We are medically over insured and paying excessive premium costs because of it. We also need to distinguish between private health insurance purchased by employers and individuals and the government entitled medical care systems of Medicare, Medicaid and other government-mandated health programs. They are two different problems with two different solutions.
The private insurance system is fixable without a need to resort to a government medical health care system. It requires a reinstatement of market pricing mechanisms. The government medical entitlement system, Medicare, etc., is much more difficult to fix. Obama's call for government medical health care is really an attempt to broaden the coverage base of the Medicare system to include all individuals under 65. It would increase the tax base, dilute the voices of seniors about benefits and costs, and allow for an increase in premiums and a decrease in medical benefits to seniors.
Fifty years ago families had major medical insurance. It covered the in-hospital costs of the hospital stay, including doctors, medicine, diagnostic procedures, surgery, anesthesia, etc. It did not cover doctor visits to his office or prescription medicines filled at a pharmacy. People paid the out of pocket costs for medicines and doctor visits. It did not cover voluntary surgeries, but it did cover the hospital costs of a pregnancy including birth. The insurance was affordable.
Thirty years ago, employers only provided major medical and it covered the hospital and doctor costs of the birth of children. People paid for doctor office visits and medicines. They did not overuse the health care system because they were aware of the costs to them.
A decade ago, one could not purchase a major medical insurance policy for their family and themself because no insurer in my state offered that type of coverage. Recently a TV advertisement offered an ala carte medical plan where the insured could choose their own medical benefits. However, some state do not allow insurers to offer that coverage to its residents. Some states are forcing their residents to buy more health insurance than they want. They are forced to buy a comprehensive health insurance policy that covers doctor visits and medicines.

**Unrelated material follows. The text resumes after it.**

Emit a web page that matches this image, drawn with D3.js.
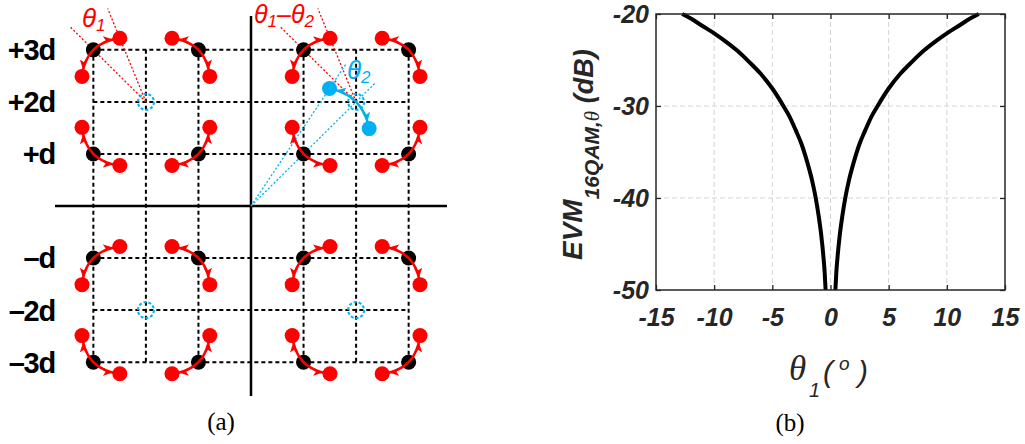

Under a major medical plan, people would save money even if they paid the full costs for daily medicines and regular doctor visits. They buy more coverage than they want or need. They overpay and they have an economic incentive to get back the value of their overpayment by visiting the doctor more often than they would with a less comprehensive but more affordable policy. Their medical coverage unnecessarily increases their use of medical services and increases health care costs. Also, they are subsidizing the patients and doctors who overuse the medical system and they have no economic incentive to monitor their costs. In addition, neither major medical nor comprehensive health insurance covers their potential need for long-term care and catastrophic insurance.
In all other types of insurance, people have freedom to design their own plan. They can choose and purchase basic minimum coverage and add extra benefits for an additional cost. In health insurance, the available benefit options are much more limited.
A simple change that would permit an insurer to offer a minimum policy with add-ons in all 50 states would lower health insurance costs. Also, changes that allowed policies that distinguished between hospitalization and doctor visit benefits would lower costs. Additionally, consumers would have a true incentive to monitor and restrain medical costs because there would be more patients paying their own out of pocket medical costs. Those patients that want full medical coverage could get that type of policy but at much more realistic costs, that reflects their usage patterns. Employers who offer medical benefits would also offer both types and employers would see a cost reduction because some employees will choose the less expensive option.
Health insurance costs are excessive because the market pricing system is not working. Part of the failure of the market pricing mechanism for health care is due to our tax system of allowing employers to deduct the cost of employee medical benefits and part is due to restrictive state regulations. Changing both would allow market pricing to work and influence demand and costs at the consumer level.
Fixing government entitlement medical systems, such as Medicare, are much more difficult to design. These programs are the real costs problems facing our government and taxpayers and not private health insurance. Political ramifications constrain the choices and discussions of changes to these government medical systems. The fix however is not to bury this problem in a broadened government entitlement health care system.